The sword belongs to the Scandinavian single-edged type that immediately precedes the iconic double-edged Viking blade, with a heavy, slightly curved cutting edge and a straight back; preliminary visual examination by the on-site county archaeologists identified visible mineralised organic traces at the tang consistent with a horn or wooden grip and possible scabbard remnants, alongside a partly preserved single-piece iron handguard. Significant surface corrosion is present, as expected of buried iron in fluvio-glacial soil, but pitting appears confined to the outer scale; X-ray fluorescence and synchrotron-microtomography at the Museum of Cultural History conservation lab in Oslo will determine whether the original pattern-welded core has survived intact.
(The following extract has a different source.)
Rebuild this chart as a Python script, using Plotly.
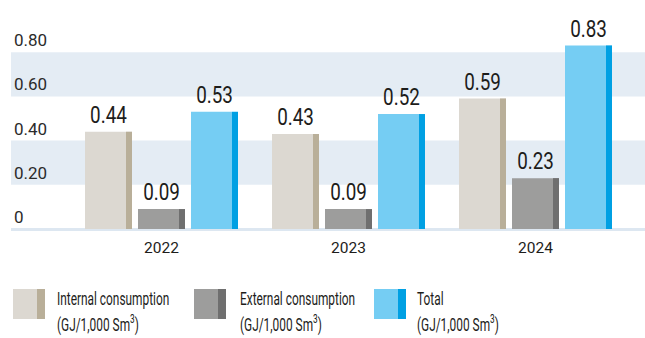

What sets the Gran find apart is not the single artefact but its context. Gran municipality, on the western flank of Mjøsa lake about 60 kilometres north of Oslo, has now produced three Merovingian-Viking weapons in three consecutive field seasons: a hammered iron spearhead in 2024, an axe-head in 2025 and now the single-edged sword in 2026. County archaeologist Bjørn Birkeland told NRK that the cluster, none of it associated with known burial mounds in the official survey, suggests either an unrecognised cemetery beneath the plough zone or — more provocatively — a 'weapons-deposition' ritual site of the kind documented at lake-edge cult locales elsewhere in southern Scandinavia. A magnetometer and ground-penetrating radar survey of the parent field is planned for late June, before harvest.
Beyond the local significance, the find sharpens a wider archaeological argument about how representative our existing inventory of Scandinavian Merovingian-period weapon graves actually is. Recent statistical reassessments led by the Museum of Cultural History suggest that as many as a third of pre-Viking high-status weapon deposits in Innlandet may sit beneath modern arable land and have been previously detected only by chance plough strikes. The Mørtvedt sword — chanced upon by a first-grader, preserved by the relatively shallow plough depth at Brandbu and immediately reported through a chain of school, county and university — is now poised to become a poster case for the value of citizen reporting in Norwegian archaeology and for a re-examination of similar fluvio-glacial agricultural landscapes elsewhere in Innlandet.